Directive - Word for word, print each line of the listing below; pictures stay out.

Provided records -
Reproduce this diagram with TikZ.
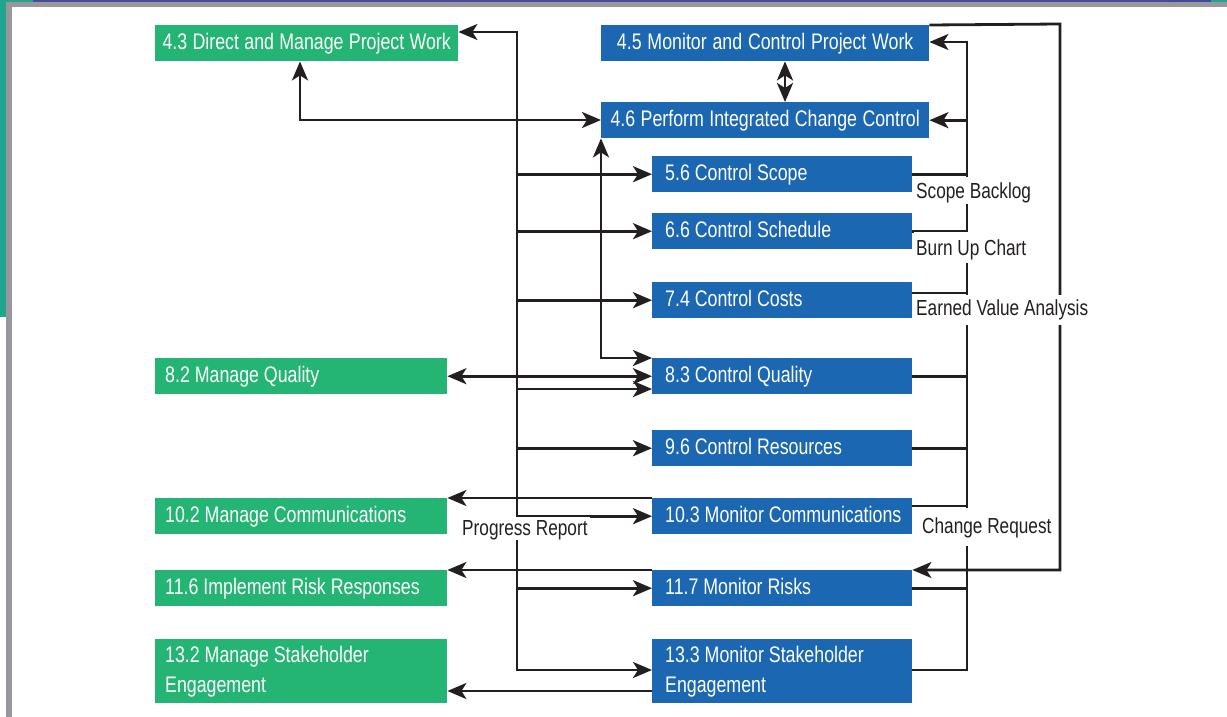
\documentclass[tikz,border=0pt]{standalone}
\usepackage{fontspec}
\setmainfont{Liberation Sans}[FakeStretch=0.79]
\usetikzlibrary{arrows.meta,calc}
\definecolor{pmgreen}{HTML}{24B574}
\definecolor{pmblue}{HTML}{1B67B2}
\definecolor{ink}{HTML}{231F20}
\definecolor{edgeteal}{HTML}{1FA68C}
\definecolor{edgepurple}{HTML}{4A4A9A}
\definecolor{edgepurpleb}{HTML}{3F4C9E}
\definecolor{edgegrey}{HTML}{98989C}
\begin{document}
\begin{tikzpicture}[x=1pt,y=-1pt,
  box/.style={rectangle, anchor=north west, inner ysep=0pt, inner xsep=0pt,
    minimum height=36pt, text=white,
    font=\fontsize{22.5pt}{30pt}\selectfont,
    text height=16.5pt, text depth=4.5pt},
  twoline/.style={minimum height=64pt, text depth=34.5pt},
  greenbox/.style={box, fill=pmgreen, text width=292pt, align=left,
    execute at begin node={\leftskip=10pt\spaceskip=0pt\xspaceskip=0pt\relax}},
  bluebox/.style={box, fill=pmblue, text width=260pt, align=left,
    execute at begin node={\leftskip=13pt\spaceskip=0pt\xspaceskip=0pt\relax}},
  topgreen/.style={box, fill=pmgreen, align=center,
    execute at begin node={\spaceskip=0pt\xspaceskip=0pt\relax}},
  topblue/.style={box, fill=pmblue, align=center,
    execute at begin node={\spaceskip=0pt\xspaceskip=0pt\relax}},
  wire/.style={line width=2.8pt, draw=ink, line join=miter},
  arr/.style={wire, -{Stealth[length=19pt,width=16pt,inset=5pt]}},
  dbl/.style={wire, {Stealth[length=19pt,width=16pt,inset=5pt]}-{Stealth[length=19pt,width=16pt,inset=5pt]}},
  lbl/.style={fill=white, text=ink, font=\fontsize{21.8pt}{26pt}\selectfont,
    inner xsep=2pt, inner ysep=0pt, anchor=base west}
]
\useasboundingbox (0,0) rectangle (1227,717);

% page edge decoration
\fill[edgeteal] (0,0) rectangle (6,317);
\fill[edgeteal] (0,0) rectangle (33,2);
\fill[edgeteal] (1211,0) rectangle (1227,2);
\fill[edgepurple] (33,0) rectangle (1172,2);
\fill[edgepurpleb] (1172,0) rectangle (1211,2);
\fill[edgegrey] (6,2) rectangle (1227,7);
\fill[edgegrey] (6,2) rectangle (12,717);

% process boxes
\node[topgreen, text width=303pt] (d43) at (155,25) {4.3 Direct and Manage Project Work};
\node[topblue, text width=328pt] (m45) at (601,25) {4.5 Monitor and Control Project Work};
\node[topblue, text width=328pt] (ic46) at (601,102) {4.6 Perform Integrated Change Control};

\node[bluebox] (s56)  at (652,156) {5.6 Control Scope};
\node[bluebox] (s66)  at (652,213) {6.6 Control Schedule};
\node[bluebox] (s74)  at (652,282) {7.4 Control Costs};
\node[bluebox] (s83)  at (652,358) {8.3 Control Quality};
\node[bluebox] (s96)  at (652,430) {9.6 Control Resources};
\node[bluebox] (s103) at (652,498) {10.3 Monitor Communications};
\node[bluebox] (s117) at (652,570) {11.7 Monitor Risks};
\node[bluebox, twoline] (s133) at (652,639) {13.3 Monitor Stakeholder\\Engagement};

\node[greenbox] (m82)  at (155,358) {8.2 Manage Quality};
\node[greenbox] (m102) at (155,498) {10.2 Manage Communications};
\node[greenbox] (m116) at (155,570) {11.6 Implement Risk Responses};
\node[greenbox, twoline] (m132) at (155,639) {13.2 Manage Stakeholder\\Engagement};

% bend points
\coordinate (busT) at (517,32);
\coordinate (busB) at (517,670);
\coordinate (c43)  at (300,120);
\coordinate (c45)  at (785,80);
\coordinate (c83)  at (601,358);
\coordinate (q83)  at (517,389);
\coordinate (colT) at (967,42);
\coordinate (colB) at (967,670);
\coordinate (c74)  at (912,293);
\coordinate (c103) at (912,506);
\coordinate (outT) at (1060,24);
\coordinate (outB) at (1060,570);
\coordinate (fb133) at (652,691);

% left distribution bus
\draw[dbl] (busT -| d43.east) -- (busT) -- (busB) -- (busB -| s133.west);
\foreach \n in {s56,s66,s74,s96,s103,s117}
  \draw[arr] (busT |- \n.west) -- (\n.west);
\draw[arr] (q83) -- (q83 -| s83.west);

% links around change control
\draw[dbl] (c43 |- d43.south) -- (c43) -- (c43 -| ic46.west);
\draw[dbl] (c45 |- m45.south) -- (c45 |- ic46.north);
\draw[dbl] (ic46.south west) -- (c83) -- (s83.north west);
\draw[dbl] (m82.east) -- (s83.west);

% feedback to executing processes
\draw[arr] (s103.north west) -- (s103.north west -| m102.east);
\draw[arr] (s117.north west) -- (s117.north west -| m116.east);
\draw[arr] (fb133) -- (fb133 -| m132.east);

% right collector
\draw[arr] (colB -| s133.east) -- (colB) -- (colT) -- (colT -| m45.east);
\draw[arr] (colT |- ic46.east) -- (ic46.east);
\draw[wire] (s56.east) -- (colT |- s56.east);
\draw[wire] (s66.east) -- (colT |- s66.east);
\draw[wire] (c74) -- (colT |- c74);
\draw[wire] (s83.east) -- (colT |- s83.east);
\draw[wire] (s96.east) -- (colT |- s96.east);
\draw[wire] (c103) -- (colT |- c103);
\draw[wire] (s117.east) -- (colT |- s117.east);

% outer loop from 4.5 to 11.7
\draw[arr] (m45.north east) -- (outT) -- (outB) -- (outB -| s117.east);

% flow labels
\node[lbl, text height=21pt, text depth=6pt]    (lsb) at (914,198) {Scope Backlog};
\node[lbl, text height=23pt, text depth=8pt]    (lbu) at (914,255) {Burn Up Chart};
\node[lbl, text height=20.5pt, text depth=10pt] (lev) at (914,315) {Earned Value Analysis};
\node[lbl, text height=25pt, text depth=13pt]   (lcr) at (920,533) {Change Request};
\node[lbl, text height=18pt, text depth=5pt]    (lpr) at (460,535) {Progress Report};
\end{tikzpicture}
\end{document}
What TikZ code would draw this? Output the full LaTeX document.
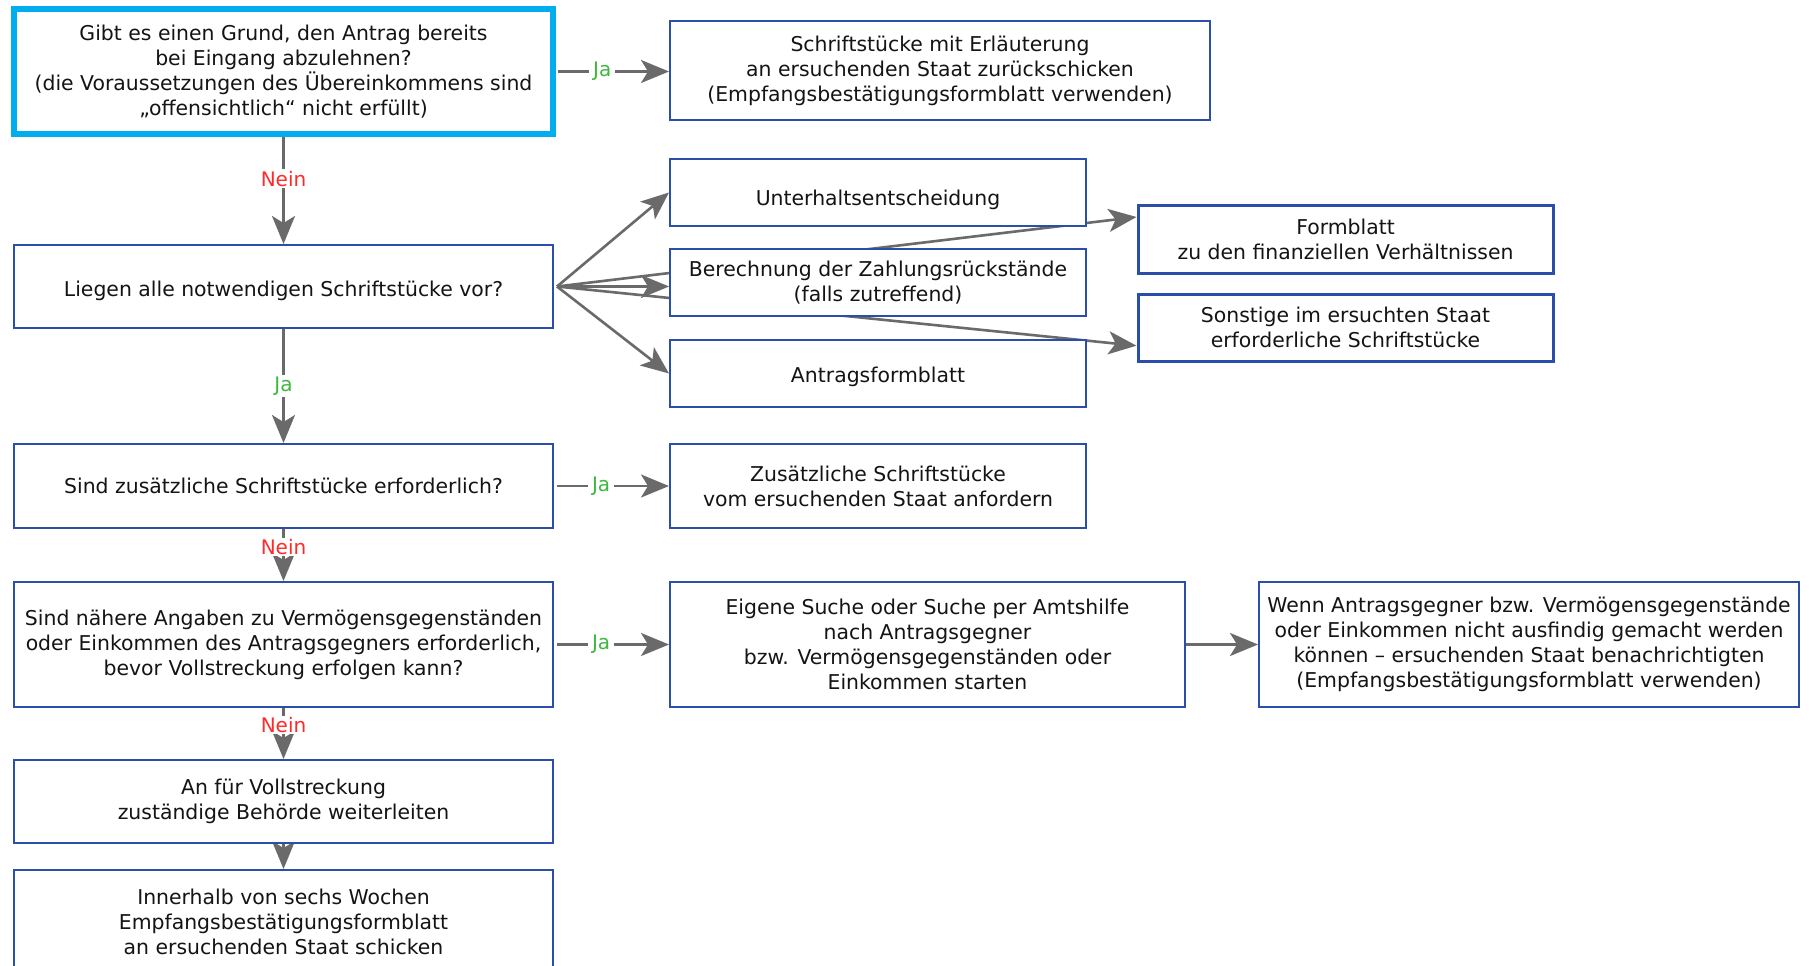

Answer -
Reproduce this diagram with TikZ.
\documentclass[tikz,border=0pt]{standalone}
\usepackage{fontspec}
\setmainfont{Liberation Sans}[FakeStretch=0.79]
\usetikzlibrary{arrows.meta,calc}
\definecolor{pmgreen}{HTML}{24B574}
\definecolor{pmblue}{HTML}{1B67B2}
\definecolor{ink}{HTML}{231F20}
\definecolor{edgeteal}{HTML}{1FA68C}
\definecolor{edgepurple}{HTML}{4A4A9A}
\definecolor{edgepurpleb}{HTML}{3F4C9E}
\definecolor{edgegrey}{HTML}{98989C}
\begin{document}
\begin{tikzpicture}[x=1pt,y=-1pt,
  box/.style={rectangle, anchor=north west, inner ysep=0pt, inner xsep=0pt,
    minimum height=36pt, text=white,
    font=\fontsize{22.5pt}{30pt}\selectfont,
    text height=16.5pt, text depth=4.5pt},
  twoline/.style={minimum height=64pt, text depth=34.5pt},
  greenbox/.style={box, fill=pmgreen, text width=292pt, align=left,
    execute at begin node={\leftskip=10pt\spaceskip=0pt\xspaceskip=0pt\relax}},
  bluebox/.style={box, fill=pmblue, text width=260pt, align=left,
    execute at begin node={\leftskip=13pt\spaceskip=0pt\xspaceskip=0pt\relax}},
  topgreen/.style={box, fill=pmgreen, align=center,
    execute at begin node={\spaceskip=0pt\xspaceskip=0pt\relax}},
  topblue/.style={box, fill=pmblue, align=center,
    execute at begin node={\spaceskip=0pt\xspaceskip=0pt\relax}},
  wire/.style={line width=2.8pt, draw=ink, line join=miter},
  arr/.style={wire, -{Stealth[length=19pt,width=16pt,inset=5pt]}},
  dbl/.style={wire, {Stealth[length=19pt,width=16pt,inset=5pt]}-{Stealth[length=19pt,width=16pt,inset=5pt]}},
  lbl/.style={fill=white, text=ink, font=\fontsize{21.8pt}{26pt}\selectfont,
    inner xsep=2pt, inner ysep=0pt, anchor=base west}
]
\useasboundingbox (0,0) rectangle (1227,717);

% page edge decoration
\fill[edgeteal] (0,0) rectangle (6,317);
\fill[edgeteal] (0,0) rectangle (33,2);
\fill[edgeteal] (1211,0) rectangle (1227,2);
\fill[edgepurple] (33,0) rectangle (1172,2);
\fill[edgepurpleb] (1172,0) rectangle (1211,2);
\fill[edgegrey] (6,2) rectangle (1227,7);
\fill[edgegrey] (6,2) rectangle (12,717);

% process boxes
\node[topgreen, text width=303pt] (d43) at (155,25) {4.3 Direct and Manage Project Work};
\node[topblue, text width=328pt] (m45) at (601,25) {4.5 Monitor and Control Project Work};
\node[topblue, text width=328pt] (ic46) at (601,102) {4.6 Perform Integrated Change Control};

\node[bluebox] (s56)  at (652,156) {5.6 Control Scope};
\node[bluebox] (s66)  at (652,213) {6.6 Control Schedule};
\node[bluebox] (s74)  at (652,282) {7.4 Control Costs};
\node[bluebox] (s83)  at (652,358) {8.3 Control Quality};
\node[bluebox] (s96)  at (652,430) {9.6 Control Resources};
\node[bluebox] (s103) at (652,498) {10.3 Monitor Communications};
\node[bluebox] (s117) at (652,570) {11.7 Monitor Risks};
\node[bluebox, twoline] (s133) at (652,639) {13.3 Monitor Stakeholder\\Engagement};

\node[greenbox] (m82)  at (155,358) {8.2 Manage Quality};
\node[greenbox] (m102) at (155,498) {10.2 Manage Communications};
\node[greenbox] (m116) at (155,570) {11.6 Implement Risk Responses};
\node[greenbox, twoline] (m132) at (155,639) {13.2 Manage Stakeholder\\Engagement};

% bend points
\coordinate (busT) at (517,32);
\coordinate (busB) at (517,670);
\coordinate (c43)  at (300,120);
\coordinate (c45)  at (785,80);
\coordinate (c83)  at (601,358);
\coordinate (q83)  at (517,389);
\coordinate (colT) at (967,42);
\coordinate (colB) at (967,670);
\coordinate (c74)  at (912,293);
\coordinate (c103) at (912,506);
\coordinate (outT) at (1060,24);
\coordinate (outB) at (1060,570);
\coordinate (fb133) at (652,691);

% left distribution bus
\draw[dbl] (busT -| d43.east) -- (busT) -- (busB) -- (busB -| s133.west);
\foreach \n in {s56,s66,s74,s96,s103,s117}
  \draw[arr] (busT |- \n.west) -- (\n.west);
\draw[arr] (q83) -- (q83 -| s83.west);

% links around change control
\draw[dbl] (c43 |- d43.south) -- (c43) -- (c43 -| ic46.west);
\draw[dbl] (c45 |- m45.south) -- (c45 |- ic46.north);
\draw[dbl] (ic46.south west) -- (c83) -- (s83.north west);
\draw[dbl] (m82.east) -- (s83.west);

% feedback to executing processes
\draw[arr] (s103.north west) -- (s103.north west -| m102.east);
\draw[arr] (s117.north west) -- (s117.north west -| m116.east);
\draw[arr] (fb133) -- (fb133 -| m132.east);

% right collector
\draw[arr] (colB -| s133.east) -- (colB) -- (colT) -- (colT -| m45.east);
\draw[arr] (colT |- ic46.east) -- (ic46.east);
\draw[wire] (s56.east) -- (colT |- s56.east);
\draw[wire] (s66.east) -- (colT |- s66.east);
\draw[wire] (c74) -- (colT |- c74);
\draw[wire] (s83.east) -- (colT |- s83.east);
\draw[wire] (s96.east) -- (colT |- s96.east);
\draw[wire] (c103) -- (colT |- c103);
\draw[wire] (s117.east) -- (colT |- s117.east);

% outer loop from 4.5 to 11.7
\draw[arr] (m45.north east) -- (outT) -- (outB) -- (outB -| s117.east);

% flow labels
\node[lbl, text height=21pt, text depth=6pt]    (lsb) at (914,198) {Scope Backlog};
\node[lbl, text height=23pt, text depth=8pt]    (lbu) at (914,255) {Burn Up Chart};
\node[lbl, text height=20.5pt, text depth=10pt] (lev) at (914,315) {Earned Value Analysis};
\node[lbl, text height=25pt, text depth=13pt]   (lcr) at (920,533) {Change Request};
\node[lbl, text height=18pt, text depth=5pt]    (lpr) at (460,535) {Progress Report};
\end{tikzpicture}
\end{document}
What TikZ code would draw this? Output the full LaTeX document.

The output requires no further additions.